What to do: Without the images, write out the whole listing exactly.

━━━━━━

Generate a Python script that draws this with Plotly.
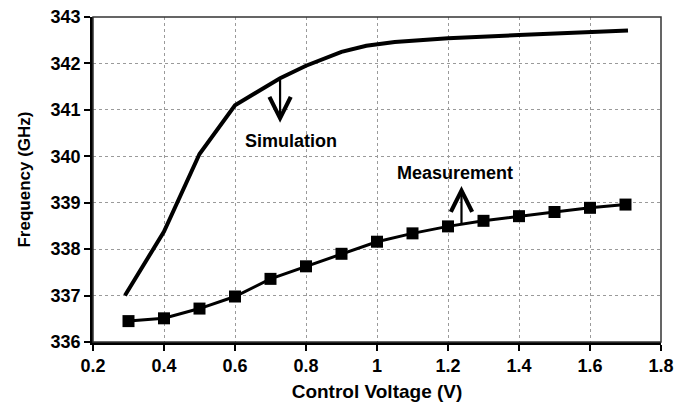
import plotly.graph_objects as go

sim_v = [0.29, 0.4, 0.5, 0.6, 0.727, 0.8, 0.9, 0.97, 1.05, 1.2, 1.4, 1.5, 1.6, 1.707]
sim_f = [337.0, 338.38, 340.05, 341.1, 341.68, 341.95, 342.25, 342.38, 342.46, 342.54, 342.61, 342.64, 342.69, 342.71]

meas_v = [0.3, 0.4, 0.5, 0.6, 0.7, 0.8, 0.9, 1.0, 1.1, 1.2, 1.3, 1.4, 1.5, 1.6, 1.7]
meas_f = [336.45, 336.51, 336.72, 336.98, 337.36, 337.63, 337.90, 338.16, 338.34, 338.49, 338.61, 338.71, 338.80, 338.89, 338.96]

x_ticks = [0.2, 0.4, 0.6, 0.8, 1.0, 1.2, 1.4, 1.6, 1.8]
x_tick_text = ["0.2", "0.4", "0.6", "0.8", "1", "1.2", "1.4", "1.6", "1.8"]
y_ticks = [336, 337, 338, 339, 340, 341, 342, 343]
y_tick_text = ["336", "337", "338", "339", "340", "341", "342", "343"]

FONT = "Liberation Sans, Arial, sans-serif"

fig = go.Figure()
fig.add_trace(go.Scatter(x=sim_v, y=sim_f, mode="lines",
                         line=dict(color="black", width=4), name="Simulation"))
fig.add_trace(go.Scatter(x=meas_v, y=meas_f, mode="lines+markers",
                         line=dict(color="black", width=3),
                         marker=dict(symbol="square", size=12, color="black"),
                         name="Measurement"))

fig.add_shape(type="rect", xref="x domain", yref="y domain", x0=0, x1=1, y0=0, y1=1,
              line=dict(color="#333", width=1.5), layer="above")

fig.add_annotation(x=0.727, y=340.72, ax=0.727, ay=341.68, xref="x", yref="y",
                   axref="x", ayref="y", text="", showarrow=True,
                   arrowhead=5, arrowsize=1.9, arrowwidth=2.2, arrowcolor="black")
fig.add_annotation(x=0.757, y=340.32, text="<b>Simulation</b>", showarrow=False,
                   font=dict(family=FONT, size=18, color="black"))
fig.add_annotation(x=1.238, y=339.36, ax=1.238, ay=338.52, xref="x", yref="y",
                   axref="x", ayref="y", text="", showarrow=True,
                   arrowhead=5, arrowsize=1.9, arrowwidth=2.2, arrowcolor="black")
fig.add_annotation(x=1.22, y=339.64, text="<b>Measurement</b>", showarrow=False,
                   font=dict(family=FONT, size=18, color="black"))

tickfont = dict(family=FONT, size=18, color="black")

fig.update_layout(
    width=687, height=403,
    margin=dict(l=93, r=26, t=17, b=61),
    paper_bgcolor="white", plot_bgcolor="white",
    showlegend=False,
    font=dict(family=FONT, color="black"),
    xaxis=dict(range=[0.2, 1.8], tickvals=x_ticks,
               ticktext=["<b>%s</b>" % t for t in x_tick_text],
               showline=True, linecolor="black", linewidth=2.5,
               ticks="outside", ticklen=6, tickwidth=2, tickcolor="black",
               showgrid=True, gridcolor="#9a9a9a", griddash="dot", gridwidth=1,
               zeroline=False, tickfont=tickfont, automargin=False,
               title=dict(text="<b>Control Voltage (V)</b>", standoff=10,
                          font=dict(family=FONT, size=19, color="black"))),
    yaxis=dict(range=[336, 343], tickvals=y_ticks,
               ticktext=["<b>%s</b>" % t for t in y_tick_text],
               showline=True, linecolor="black", linewidth=2.5,
               ticks="outside", ticklen=6, tickwidth=2, tickcolor="black",
               showgrid=True, gridcolor="#9a9a9a", griddash="dot", gridwidth=1,
               zeroline=False, tickfont=tickfont, automargin=False,
               title=dict(text="<b>Frequency (GHz)</b>", standoff=16,
                          font=dict(family=FONT, size=17, color="black"))),
)

fig.write_html("out.html")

━━━━━━

Response to the exercise:
Generate a Python script that draws this with Plotly.
import plotly.graph_objects as go

sim_v = [0.29, 0.4, 0.5, 0.6, 0.727, 0.8, 0.9, 0.97, 1.05, 1.2, 1.4, 1.5, 1.6, 1.707]
sim_f = [337.0, 338.38, 340.05, 341.1, 341.68, 341.95, 342.25, 342.38, 342.46, 342.54, 342.61, 342.64, 342.69, 342.71]

meas_v = [0.3, 0.4, 0.5, 0.6, 0.7, 0.8, 0.9, 1.0, 1.1, 1.2, 1.3, 1.4, 1.5, 1.6, 1.7]
meas_f = [336.45, 336.51, 336.72, 336.98, 337.36, 337.63, 337.90, 338.16, 338.34, 338.49, 338.61, 338.71, 338.80, 338.89, 338.96]

x_ticks = [0.2, 0.4, 0.6, 0.8, 1.0, 1.2, 1.4, 1.6, 1.8]
x_tick_text = ["0.2", "0.4", "0.6", "0.8", "1", "1.2", "1.4", "1.6", "1.8"]
y_ticks = [336, 337, 338, 339, 340, 341, 342, 343]
y_tick_text = ["336", "337", "338", "339", "340", "341", "342", "343"]

FONT = "Liberation Sans, Arial, sans-serif"

fig = go.Figure()
fig.add_trace(go.Scatter(x=sim_v, y=sim_f, mode="lines",
                         line=dict(color="black", width=4), name="Simulation"))
fig.add_trace(go.Scatter(x=meas_v, y=meas_f, mode="lines+markers",
                         line=dict(color="black", width=3),
                         marker=dict(symbol="square", size=12, color="black"),
                         name="Measurement"))

fig.add_shape(type="rect", xref="x domain", yref="y domain", x0=0, x1=1, y0=0, y1=1,
              line=dict(color="#333", width=1.5), layer="above")

fig.add_annotation(x=0.727, y=340.72, ax=0.727, ay=341.68, xref="x", yref="y",
                   axref="x", ayref="y", text="", showarrow=True,
                   arrowhead=5, arrowsize=1.9, arrowwidth=2.2, arrowcolor="black")
fig.add_annotation(x=0.757, y=340.32, text="<b>Simulation</b>", showarrow=False,
                   font=dict(family=FONT, size=18, color="black"))
fig.add_annotation(x=1.238, y=339.36, ax=1.238, ay=338.52, xref="x", yref="y",
                   axref="x", ayref="y", text="", showarrow=True,
                   arrowhead=5, arrowsize=1.9, arrowwidth=2.2, arrowcolor="black")
fig.add_annotation(x=1.22, y=339.64, text="<b>Measurement</b>", showarrow=False,
                   font=dict(family=FONT, size=18, color="black"))

tickfont = dict(family=FONT, size=18, color="black")

fig.update_layout(
    width=687, height=403,
    margin=dict(l=93, r=26, t=17, b=61),
    paper_bgcolor="white", plot_bgcolor="white",
    showlegend=False,
    font=dict(family=FONT, color="black"),
    xaxis=dict(range=[0.2, 1.8], tickvals=x_ticks,
               ticktext=["<b>%s</b>" % t for t in x_tick_text],
               showline=True, linecolor="black", linewidth=2.5,
               ticks="outside", ticklen=6, tickwidth=2, tickcolor="black",
               showgrid=True, gridcolor="#9a9a9a", griddash="dot", gridwidth=1,
               zeroline=False, tickfont=tickfont, automargin=False,
               title=dict(text="<b>Control Voltage (V)</b>", standoff=10,
                          font=dict(family=FONT, size=19, color="black"))),
    yaxis=dict(range=[336, 343], tickvals=y_ticks,
               ticktext=["<b>%s</b>" % t for t in y_tick_text],
               showline=True, linecolor="black", linewidth=2.5,
               ticks="outside", ticklen=6, tickwidth=2, tickcolor="black",
               showgrid=True, gridcolor="#9a9a9a", griddash="dot", gridwidth=1,
               zeroline=False, tickfont=tickfont, automargin=False,
               title=dict(text="<b>Frequency (GHz)</b>", standoff=16,
                          font=dict(family=FONT, size=17, color="black"))),
)

fig.write_html("out.html")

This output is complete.